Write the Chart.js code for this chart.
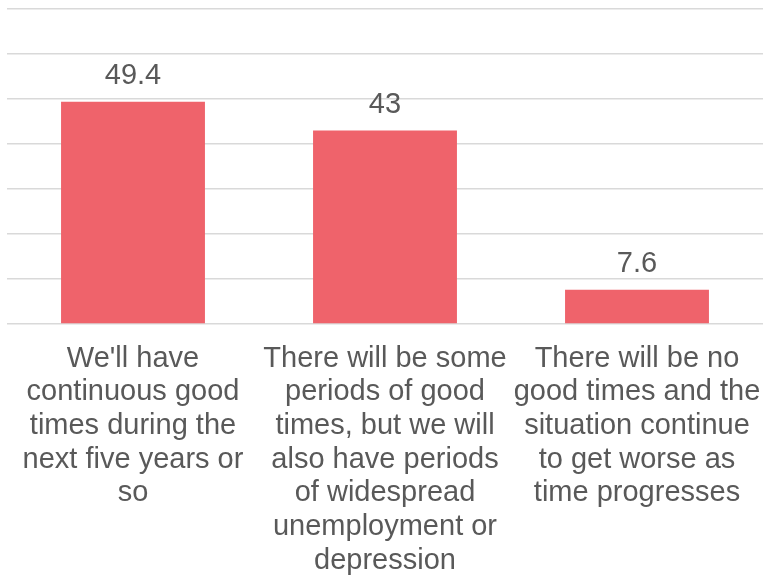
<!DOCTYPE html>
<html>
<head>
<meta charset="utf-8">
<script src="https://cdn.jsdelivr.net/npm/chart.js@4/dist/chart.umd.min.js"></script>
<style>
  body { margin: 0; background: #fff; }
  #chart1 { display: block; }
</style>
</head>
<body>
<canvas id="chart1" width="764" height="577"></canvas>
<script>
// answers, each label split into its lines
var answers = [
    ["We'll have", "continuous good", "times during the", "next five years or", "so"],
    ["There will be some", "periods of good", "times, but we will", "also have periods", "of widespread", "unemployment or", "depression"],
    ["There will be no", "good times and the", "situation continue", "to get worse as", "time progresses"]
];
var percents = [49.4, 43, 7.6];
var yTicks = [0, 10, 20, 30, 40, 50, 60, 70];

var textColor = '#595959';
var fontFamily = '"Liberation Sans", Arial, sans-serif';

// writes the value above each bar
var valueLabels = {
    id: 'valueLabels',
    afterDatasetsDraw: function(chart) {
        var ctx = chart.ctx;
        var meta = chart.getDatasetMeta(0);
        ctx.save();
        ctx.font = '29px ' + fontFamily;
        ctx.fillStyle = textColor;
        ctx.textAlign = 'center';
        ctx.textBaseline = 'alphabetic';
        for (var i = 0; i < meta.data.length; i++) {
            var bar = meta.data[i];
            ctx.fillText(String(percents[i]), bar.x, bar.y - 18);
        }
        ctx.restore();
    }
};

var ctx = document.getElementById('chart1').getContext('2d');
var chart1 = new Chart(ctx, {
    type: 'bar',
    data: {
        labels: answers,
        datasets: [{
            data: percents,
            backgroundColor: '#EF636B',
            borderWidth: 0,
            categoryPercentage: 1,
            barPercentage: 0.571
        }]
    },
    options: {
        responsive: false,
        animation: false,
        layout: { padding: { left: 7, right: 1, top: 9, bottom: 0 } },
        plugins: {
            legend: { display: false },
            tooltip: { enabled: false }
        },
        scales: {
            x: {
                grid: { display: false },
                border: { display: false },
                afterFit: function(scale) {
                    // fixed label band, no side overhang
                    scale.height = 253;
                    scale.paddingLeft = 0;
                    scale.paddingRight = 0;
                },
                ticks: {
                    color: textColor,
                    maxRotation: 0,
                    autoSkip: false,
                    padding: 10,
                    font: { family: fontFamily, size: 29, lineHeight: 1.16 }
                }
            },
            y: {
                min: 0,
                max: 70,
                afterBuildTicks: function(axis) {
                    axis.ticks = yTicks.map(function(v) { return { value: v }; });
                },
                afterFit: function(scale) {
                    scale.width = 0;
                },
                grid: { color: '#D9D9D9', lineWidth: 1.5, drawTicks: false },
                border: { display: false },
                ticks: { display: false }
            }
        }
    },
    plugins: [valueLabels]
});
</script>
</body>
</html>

---

Exercise task -
Your copy of the data above should match it exactly, except that pictures are left out.

Response to the task -
Write the Chart.js code for this chart.
<!DOCTYPE html>
<html>
<head>
<meta charset="utf-8">
<script src="https://cdn.jsdelivr.net/npm/chart.js@4/dist/chart.umd.min.js"></script>
<style>
  body { margin: 0; background: #fff; }
  #chart1 { display: block; }
</style>
</head>
<body>
<canvas id="chart1" width="764" height="577"></canvas>
<script>
// answers, each label split into its lines
var answers = [
    ["We'll have", "continuous good", "times during the", "next five years or", "so"],
    ["There will be some", "periods of good", "times, but we will", "also have periods", "of widespread", "unemployment or", "depression"],
    ["There will be no", "good times and the", "situation continue", "to get worse as", "time progresses"]
];
var percents = [49.4, 43, 7.6];
var yTicks = [0, 10, 20, 30, 40, 50, 60, 70];

var textColor = '#595959';
var fontFamily = '"Liberation Sans", Arial, sans-serif';

// writes the value above each bar
var valueLabels = {
    id: 'valueLabels',
    afterDatasetsDraw: function(chart) {
        var ctx = chart.ctx;
        var meta = chart.getDatasetMeta(0);
        ctx.save();
        ctx.font = '29px ' + fontFamily;
        ctx.fillStyle = textColor;
        ctx.textAlign = 'center';
        ctx.textBaseline = 'alphabetic';
        for (var i = 0; i < meta.data.length; i++) {
            var bar = meta.data[i];
            ctx.fillText(String(percents[i]), bar.x, bar.y - 18);
        }
        ctx.restore();
    }
};

var ctx = document.getElementById('chart1').getContext('2d');
var chart1 = new Chart(ctx, {
    type: 'bar',
    data: {
        labels: answers,
        datasets: [{
            data: percents,
            backgroundColor: '#EF636B',
            borderWidth: 0,
            categoryPercentage: 1,
            barPercentage: 0.571
        }]
    },
    options: {
        responsive: false,
        animation: false,
        layout: { padding: { left: 7, right: 1, top: 9, bottom: 0 } },
        plugins: {
            legend: { display: false },
            tooltip: { enabled: false }
        },
        scales: {
            x: {
                grid: { display: false },
                border: { display: false },
                afterFit: function(scale) {
                    // fixed label band, no side overhang
                    scale.height = 253;
                    scale.paddingLeft = 0;
                    scale.paddingRight = 0;
                },
                ticks: {
                    color: textColor,
                    maxRotation: 0,
                    autoSkip: false,
                    padding: 10,
                    font: { family: fontFamily, size: 29, lineHeight: 1.16 }
                }
            },
            y: {
                min: 0,
                max: 70,
                afterBuildTicks: function(axis) {
                    axis.ticks = yTicks.map(function(v) { return { value: v }; });
                },
                afterFit: function(scale) {
                    scale.width = 0;
                },
                grid: { color: '#D9D9D9', lineWidth: 1.5, drawTicks: false },
                border: { display: false },
                ticks: { display: false }
            }
        }
    },
    plugins: [valueLabels]
});
</script>
</body>
</html>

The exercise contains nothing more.